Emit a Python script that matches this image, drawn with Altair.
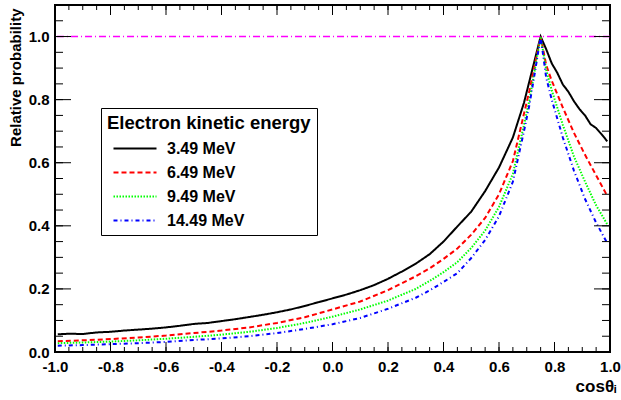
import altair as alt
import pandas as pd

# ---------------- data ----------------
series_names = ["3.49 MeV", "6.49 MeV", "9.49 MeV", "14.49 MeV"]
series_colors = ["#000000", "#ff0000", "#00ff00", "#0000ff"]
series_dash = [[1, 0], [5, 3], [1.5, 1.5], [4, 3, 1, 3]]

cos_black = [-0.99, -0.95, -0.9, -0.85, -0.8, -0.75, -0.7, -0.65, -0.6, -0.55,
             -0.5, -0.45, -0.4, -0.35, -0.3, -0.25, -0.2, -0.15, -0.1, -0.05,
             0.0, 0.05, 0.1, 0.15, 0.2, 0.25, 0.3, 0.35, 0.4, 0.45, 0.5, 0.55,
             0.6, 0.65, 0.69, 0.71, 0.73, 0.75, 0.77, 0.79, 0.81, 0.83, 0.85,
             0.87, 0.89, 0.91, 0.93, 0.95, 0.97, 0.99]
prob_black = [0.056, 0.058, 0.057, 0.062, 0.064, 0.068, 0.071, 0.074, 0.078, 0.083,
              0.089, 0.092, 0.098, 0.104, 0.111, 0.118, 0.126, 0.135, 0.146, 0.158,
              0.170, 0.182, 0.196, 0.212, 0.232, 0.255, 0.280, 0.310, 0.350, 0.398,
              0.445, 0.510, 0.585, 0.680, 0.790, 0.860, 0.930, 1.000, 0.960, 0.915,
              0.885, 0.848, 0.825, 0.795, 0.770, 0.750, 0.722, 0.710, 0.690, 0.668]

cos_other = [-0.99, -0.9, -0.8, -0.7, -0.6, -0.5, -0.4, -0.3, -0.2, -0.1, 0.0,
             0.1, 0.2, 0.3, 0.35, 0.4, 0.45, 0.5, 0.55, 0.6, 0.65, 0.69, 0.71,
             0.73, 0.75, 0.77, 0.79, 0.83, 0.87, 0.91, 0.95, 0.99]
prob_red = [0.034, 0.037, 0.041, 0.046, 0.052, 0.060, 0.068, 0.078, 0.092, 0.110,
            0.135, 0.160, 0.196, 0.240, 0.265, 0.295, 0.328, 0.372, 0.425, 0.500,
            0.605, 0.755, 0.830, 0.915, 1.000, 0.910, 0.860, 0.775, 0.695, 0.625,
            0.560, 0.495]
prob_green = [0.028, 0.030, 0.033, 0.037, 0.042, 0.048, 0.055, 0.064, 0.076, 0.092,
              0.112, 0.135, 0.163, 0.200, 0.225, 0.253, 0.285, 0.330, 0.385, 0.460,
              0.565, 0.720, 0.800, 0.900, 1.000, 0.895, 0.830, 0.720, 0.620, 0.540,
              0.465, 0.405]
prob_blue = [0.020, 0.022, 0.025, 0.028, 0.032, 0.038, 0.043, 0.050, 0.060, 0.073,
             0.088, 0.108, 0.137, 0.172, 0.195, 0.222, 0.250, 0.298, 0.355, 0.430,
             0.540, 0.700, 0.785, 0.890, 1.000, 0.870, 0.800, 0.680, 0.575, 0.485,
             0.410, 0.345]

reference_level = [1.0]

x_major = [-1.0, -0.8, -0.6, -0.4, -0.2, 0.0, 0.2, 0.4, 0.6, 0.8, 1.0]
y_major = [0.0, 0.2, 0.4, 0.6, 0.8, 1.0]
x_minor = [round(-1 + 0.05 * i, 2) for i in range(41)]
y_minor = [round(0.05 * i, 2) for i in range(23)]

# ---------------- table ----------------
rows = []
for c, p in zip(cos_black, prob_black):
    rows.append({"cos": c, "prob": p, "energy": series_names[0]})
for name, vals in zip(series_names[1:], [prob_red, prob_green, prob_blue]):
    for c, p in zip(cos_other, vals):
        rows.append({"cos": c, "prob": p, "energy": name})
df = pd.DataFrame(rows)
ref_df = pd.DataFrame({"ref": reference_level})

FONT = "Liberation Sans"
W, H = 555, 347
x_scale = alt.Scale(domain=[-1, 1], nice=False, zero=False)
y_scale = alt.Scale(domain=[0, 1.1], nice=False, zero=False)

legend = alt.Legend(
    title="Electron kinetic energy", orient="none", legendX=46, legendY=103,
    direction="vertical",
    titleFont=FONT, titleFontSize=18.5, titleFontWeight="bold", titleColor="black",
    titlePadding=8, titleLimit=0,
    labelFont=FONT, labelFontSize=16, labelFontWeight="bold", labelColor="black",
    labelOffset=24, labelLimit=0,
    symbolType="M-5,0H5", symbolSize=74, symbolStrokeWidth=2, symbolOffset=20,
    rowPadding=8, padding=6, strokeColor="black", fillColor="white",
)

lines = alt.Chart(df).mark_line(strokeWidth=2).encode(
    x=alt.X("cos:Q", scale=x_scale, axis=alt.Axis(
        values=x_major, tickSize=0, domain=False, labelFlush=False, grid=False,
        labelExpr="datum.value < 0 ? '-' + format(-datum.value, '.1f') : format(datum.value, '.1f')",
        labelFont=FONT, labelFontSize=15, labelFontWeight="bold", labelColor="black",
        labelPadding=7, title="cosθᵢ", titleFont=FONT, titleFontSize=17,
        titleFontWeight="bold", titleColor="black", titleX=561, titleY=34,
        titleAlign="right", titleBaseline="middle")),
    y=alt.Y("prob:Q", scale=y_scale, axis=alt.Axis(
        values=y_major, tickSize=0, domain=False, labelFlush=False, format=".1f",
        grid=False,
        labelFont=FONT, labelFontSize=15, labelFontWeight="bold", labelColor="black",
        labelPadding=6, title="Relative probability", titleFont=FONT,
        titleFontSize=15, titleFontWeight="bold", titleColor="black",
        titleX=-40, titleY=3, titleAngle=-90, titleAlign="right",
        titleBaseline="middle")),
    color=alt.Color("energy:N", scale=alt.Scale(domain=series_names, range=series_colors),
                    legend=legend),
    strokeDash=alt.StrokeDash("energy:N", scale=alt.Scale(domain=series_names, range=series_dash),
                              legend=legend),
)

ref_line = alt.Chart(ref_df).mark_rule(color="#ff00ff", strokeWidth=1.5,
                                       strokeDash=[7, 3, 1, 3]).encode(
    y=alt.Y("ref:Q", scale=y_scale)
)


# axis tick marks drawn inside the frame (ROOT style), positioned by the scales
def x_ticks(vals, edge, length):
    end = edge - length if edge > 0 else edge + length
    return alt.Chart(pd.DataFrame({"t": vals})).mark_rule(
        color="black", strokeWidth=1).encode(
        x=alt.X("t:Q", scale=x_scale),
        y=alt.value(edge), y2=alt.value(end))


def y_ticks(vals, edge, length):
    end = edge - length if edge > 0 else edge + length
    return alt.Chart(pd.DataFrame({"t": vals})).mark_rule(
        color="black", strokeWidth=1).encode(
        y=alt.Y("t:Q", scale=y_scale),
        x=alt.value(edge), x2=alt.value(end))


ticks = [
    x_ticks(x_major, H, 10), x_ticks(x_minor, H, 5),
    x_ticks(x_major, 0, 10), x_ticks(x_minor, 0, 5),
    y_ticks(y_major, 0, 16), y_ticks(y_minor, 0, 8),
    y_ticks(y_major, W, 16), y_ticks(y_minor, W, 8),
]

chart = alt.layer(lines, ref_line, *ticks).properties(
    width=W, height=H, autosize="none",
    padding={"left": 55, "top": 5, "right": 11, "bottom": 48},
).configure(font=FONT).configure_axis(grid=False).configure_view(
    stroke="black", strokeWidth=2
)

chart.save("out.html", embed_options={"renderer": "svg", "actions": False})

What needs to be done :: Copy out every line of the data that includes the word "drawn".

Answer to the problem ::
Emit a Python script that matches this image, drawn with Altair.
# axis tick marks drawn inside the frame (ROOT style), positioned by the scales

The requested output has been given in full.